# Data for this exercise
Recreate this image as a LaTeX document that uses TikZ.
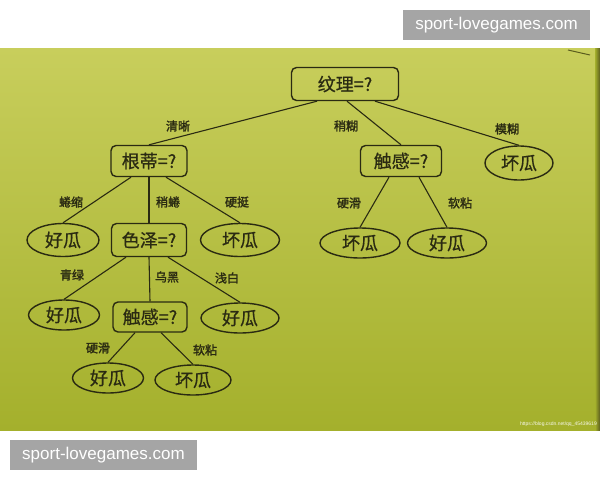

---

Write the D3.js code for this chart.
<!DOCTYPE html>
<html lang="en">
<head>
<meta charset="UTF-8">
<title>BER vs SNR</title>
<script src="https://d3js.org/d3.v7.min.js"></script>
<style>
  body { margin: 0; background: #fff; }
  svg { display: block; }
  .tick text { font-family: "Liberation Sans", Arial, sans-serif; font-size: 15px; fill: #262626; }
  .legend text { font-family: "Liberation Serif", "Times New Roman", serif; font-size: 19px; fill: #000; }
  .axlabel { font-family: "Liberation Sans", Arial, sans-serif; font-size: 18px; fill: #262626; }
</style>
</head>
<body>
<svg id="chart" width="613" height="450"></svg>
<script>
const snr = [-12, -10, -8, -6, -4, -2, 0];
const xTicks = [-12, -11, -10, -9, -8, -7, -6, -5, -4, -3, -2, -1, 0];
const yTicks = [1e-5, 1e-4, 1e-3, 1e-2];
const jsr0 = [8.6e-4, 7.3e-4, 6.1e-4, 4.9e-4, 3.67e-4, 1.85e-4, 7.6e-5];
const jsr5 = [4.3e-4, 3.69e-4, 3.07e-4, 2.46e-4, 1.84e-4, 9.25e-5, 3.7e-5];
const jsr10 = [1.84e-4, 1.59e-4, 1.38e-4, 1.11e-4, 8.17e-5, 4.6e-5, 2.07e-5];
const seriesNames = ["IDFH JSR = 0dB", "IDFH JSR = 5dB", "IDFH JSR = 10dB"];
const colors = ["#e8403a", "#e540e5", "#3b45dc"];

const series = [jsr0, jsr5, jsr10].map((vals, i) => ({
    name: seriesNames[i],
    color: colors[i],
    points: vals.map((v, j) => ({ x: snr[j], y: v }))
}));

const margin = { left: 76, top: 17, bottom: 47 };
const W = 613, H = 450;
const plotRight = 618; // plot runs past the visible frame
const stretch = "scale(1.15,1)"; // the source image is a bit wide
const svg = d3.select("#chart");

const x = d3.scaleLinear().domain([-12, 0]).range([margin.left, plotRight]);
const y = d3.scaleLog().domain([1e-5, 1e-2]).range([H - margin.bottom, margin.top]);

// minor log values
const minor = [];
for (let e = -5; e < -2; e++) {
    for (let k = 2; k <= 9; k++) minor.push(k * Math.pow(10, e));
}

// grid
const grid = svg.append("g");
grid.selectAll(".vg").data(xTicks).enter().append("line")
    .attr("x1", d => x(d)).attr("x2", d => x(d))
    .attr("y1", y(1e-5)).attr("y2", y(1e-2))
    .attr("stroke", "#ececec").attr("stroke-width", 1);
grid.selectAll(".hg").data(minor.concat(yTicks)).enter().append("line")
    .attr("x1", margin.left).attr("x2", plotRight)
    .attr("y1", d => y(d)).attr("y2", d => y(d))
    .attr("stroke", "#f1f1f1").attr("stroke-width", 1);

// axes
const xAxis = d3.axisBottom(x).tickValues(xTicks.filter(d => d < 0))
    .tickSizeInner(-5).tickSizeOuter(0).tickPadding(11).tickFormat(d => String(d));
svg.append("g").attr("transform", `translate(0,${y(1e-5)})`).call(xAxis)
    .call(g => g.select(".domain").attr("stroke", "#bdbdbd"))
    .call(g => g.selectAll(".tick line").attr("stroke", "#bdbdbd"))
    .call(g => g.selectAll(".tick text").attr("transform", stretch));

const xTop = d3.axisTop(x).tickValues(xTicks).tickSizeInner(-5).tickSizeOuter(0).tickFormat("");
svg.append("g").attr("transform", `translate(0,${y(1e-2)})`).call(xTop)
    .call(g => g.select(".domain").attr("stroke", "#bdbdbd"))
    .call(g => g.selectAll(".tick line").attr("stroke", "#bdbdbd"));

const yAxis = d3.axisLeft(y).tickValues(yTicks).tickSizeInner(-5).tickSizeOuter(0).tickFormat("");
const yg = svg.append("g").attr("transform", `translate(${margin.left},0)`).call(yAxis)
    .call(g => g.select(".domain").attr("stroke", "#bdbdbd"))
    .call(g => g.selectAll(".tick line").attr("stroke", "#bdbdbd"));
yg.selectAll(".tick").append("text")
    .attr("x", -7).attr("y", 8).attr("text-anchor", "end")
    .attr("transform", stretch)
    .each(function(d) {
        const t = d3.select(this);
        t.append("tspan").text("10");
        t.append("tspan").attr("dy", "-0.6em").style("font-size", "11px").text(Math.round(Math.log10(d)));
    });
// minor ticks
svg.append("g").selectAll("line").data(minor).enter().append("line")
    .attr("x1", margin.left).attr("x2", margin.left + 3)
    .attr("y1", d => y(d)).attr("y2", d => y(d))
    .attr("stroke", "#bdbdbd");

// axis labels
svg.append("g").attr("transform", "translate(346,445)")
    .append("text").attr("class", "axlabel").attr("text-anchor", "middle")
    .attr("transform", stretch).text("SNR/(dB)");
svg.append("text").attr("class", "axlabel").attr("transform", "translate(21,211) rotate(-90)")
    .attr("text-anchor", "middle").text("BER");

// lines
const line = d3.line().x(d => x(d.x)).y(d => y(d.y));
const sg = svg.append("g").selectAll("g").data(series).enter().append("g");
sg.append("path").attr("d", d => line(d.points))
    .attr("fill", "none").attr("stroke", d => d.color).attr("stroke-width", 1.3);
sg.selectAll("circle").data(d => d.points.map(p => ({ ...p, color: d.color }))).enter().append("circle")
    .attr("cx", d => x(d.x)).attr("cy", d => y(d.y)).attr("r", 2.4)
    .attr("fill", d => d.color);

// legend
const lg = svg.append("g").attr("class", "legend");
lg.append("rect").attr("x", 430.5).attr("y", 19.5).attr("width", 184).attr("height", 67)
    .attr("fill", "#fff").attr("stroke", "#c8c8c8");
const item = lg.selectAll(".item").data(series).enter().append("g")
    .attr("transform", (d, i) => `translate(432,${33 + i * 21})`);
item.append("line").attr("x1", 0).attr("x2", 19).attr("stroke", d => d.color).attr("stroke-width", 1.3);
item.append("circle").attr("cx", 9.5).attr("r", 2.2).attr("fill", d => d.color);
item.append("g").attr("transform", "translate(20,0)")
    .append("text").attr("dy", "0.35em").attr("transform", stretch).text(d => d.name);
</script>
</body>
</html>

# Task
Keep only the lines that hold the string "chart", and copy them out.

# Exercise answer
Write the D3.js code for this chart.
<svg id="chart" width="613" height="450"></svg>
const svg = d3.select("#chart");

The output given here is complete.